* **Aim**
Set down the data below from its first line to the line holding "from bokeh.resources import INLINE", inclusive; omit all pictures.

* **Provided material**
— Start —
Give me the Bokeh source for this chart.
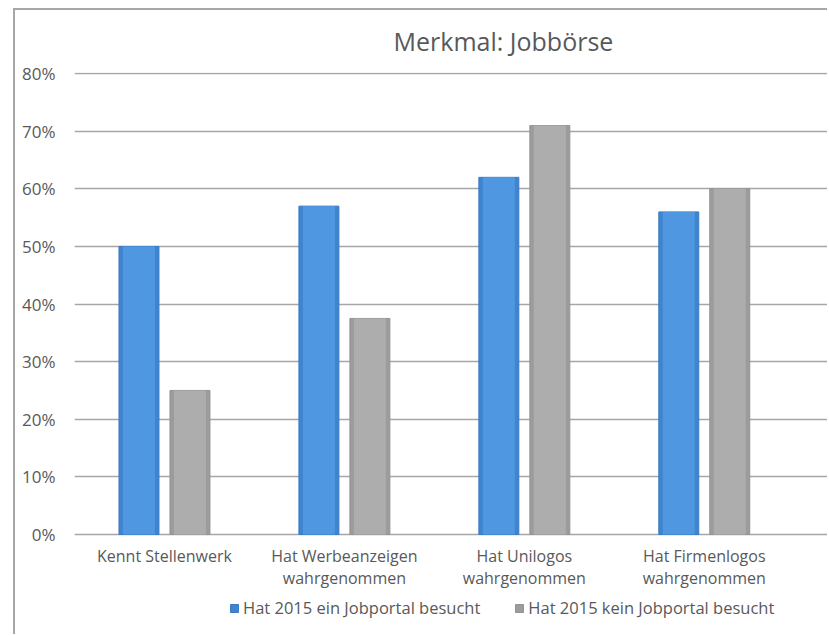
from bokeh.plotting import figure
from bokeh.models import ColumnDataSource, FixedTicker, Legend, LegendItem, Title
from bokeh.core.properties import value
from bokeh.transform import dodge
from bokeh.embed import file_html
from bokeh.resources import INLINE

# ---- data ----
categories = [
    "Kennt Stellenwerk",
    "Hat Werbeanzeigen\nwahrgenommen",
    "Hat Unilogos\nwahrgenommen",
    "Hat Firmenlogos\nwahrgenommen",
]
series_names = ["Hat 2015 ein Jobportal besucht", "Hat 2015 kein Jobportal besucht"]
ein_values = [50, 57, 62, 56]
kein_values = [25, 37.5, 71, 60]
y_ticks = [0, 10, 20, 30, 40, 50, 60, 70, 80]
y_tick_labels = ["0%", "10%", "20%", "30%", "40%", "50%", "60%", "70%", "80%"]
title_text = "Merkmal: Jobbörse"

FONT = "Open Sans"
TEXT = "#595959"
GRID = "#a6a6a6"

xs = list(range(len(categories)))
src = ColumnDataSource(dict(x=xs, ein=ein_values, kein=kein_values))

px_per_unit = 5.76                     # vertical pixels per percent
y_end = 80.2
y_start = y_end - 564 / px_per_unit    # frame reaches the bottom of the canvas

p = figure(
    width=814, height=626,
    x_range=(-0.5, 3.696), y_range=(y_start, y_end),
    output_backend="svg", toolbar_location=None,
    min_border_left=59, min_border_right=0, min_border_top=62, min_border_bottom=0,
)
p.styles = {
    "margin-left": "13px", "margin-top": "8px",
    "border-left": "2px solid #a6a6a6", "border-top": "2px solid #a6a6a6",
}
p.outline_line_color = None
p.background_fill_color = "white"
p.border_fill_color = "white"

t = Title(text=title_text, align="left", offset=319, standoff=26, vertical_align="top",
          text_font=FONT, text_font_size="25px", text_font_style="normal", text_color=TEXT)
p.add_layout(t, "above")

bw = 40 / 180
off = 25.5 / 180
inner = 32 / 180

r1 = p.vbar(x=dodge("x", -off, range=p.x_range), top="ein", width=bw, source=src,
            fill_color="#3f84cf", line_color="#3a7bc4", line_width=1)
p.vbar(x=dodge("x", -off, range=p.x_range), top="ein", width=inner, source=src,
       fill_color="#4f97e0", line_color=None)
r2 = p.vbar(x=dodge("x", off, range=p.x_range), top="kein", width=bw, source=src,
            fill_color="#9c9c9c", line_color="#939393", line_width=1)
p.vbar(x=dodge("x", off, range=p.x_range), top="kein", width=inner, source=src,
       fill_color="#adadad", line_color=None)

# category labels below the baseline
lab_src = ColumnDataSource(dict(x=xs, label=categories, y=[-11.0 / px_per_unit] * len(xs)))
p.text(x="x", y="y", text="label", source=lab_src,
       text_align="center", text_baseline="top", text_line_height=1.0,
       text_font=value(FONT), text_font_size="16px", text_color=TEXT)

# axes
p.xaxis.visible = False
p.yaxis.ticker = FixedTicker(ticks=y_ticks)
p.yaxis.major_label_overrides = {t_: l for t_, l in zip(y_ticks, y_tick_labels)}
p.yaxis.axis_line_color = None
p.yaxis.major_tick_line_color = None
p.yaxis.minor_tick_line_color = None
p.yaxis.major_label_text_font = FONT
p.yaxis.major_label_text_font_size = "17px"
p.yaxis.major_label_text_color = TEXT
p.yaxis.major_label_standoff = 13

p.xgrid.grid_line_color = None
p.ygrid.ticker = FixedTicker(ticks=y_ticks)
p.ygrid.grid_line_color = GRID
p.ygrid.grid_line_width = 1.5

legend = Legend(
    items=[LegendItem(label=series_names[0], renderers=[r1]),
           LegendItem(label=series_names[1], renderers=[r2])],
    location=(155, 17), orientation="horizontal",
    padding=0, margin=0, spacing=34, label_standoff=4,
    glyph_width=10, glyph_height=10,
    label_text_font=FONT, label_text_font_size="16.5px", label_text_color=TEXT,
    border_line_color=None, background_fill_alpha=0,
)
p.add_layout(legend, "center")

open("out.html", "w").write(file_html(p, INLINE))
— End —
* **Output of the task**
Give me the Bokeh source for this chart.
from bokeh.plotting import figure
from bokeh.models import ColumnDataSource, FixedTicker, Legend, LegendItem, Title
from bokeh.core.properties import value
from bokeh.transform import dodge
from bokeh.embed import file_html
from bokeh.resources import INLINE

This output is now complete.